There's one glaring difference that West and Peterson chose to leave out.

Segregationist leaders opposed the spirit and the intent of federal laws that advanced desegregation and equal opportunity in education. There were no ifs, ands or buts about it.

When NCLB was first proposed, NEA never opposed the bill. Indeed, in May 2001, NEA sent a letter to House members stating that the educational union "supports the bill's increased emphasis on assisting low-performing schools but has some concerns on specific provisions." Those concerns included funding for: educational services for students with disabilities (in the 1970s, Congress had set full federal funding as a goal); smaller class sizes; and school building repairs.

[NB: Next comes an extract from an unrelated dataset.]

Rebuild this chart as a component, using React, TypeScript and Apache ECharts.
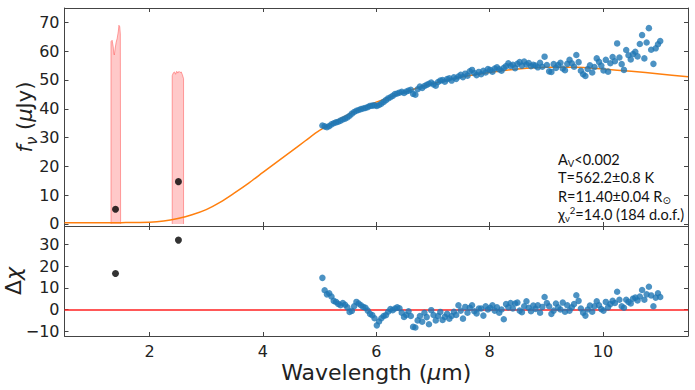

In late 2001, NEA tried to get these concerns addressed by the conference committee, but without success. Even then, the union never took a "no" position on NCLB. Bush signed the measure into law in January 2002. In January 2003, NEA released this statement:
"While we have always supported the intent of [NCLB], on its one-year anniversary it only makes sense to step back and see how this legislation can be improved," said NEA President Reg Weaver.
The main way that NEA wanted to improve the law was to secure full federal funding. When segregationists raised the issue of full funding in the 1960s, it was nothing but a red herring -- and West and Peterson know it. For these two men to compare the NEA's position on NCLB in 2005 with segregationists' position on education bills in the '60s is insulting and ridiculous.

NEA's president doesn't look like a "closet segregationist" to me, but, then again, I'm not Peterson or West.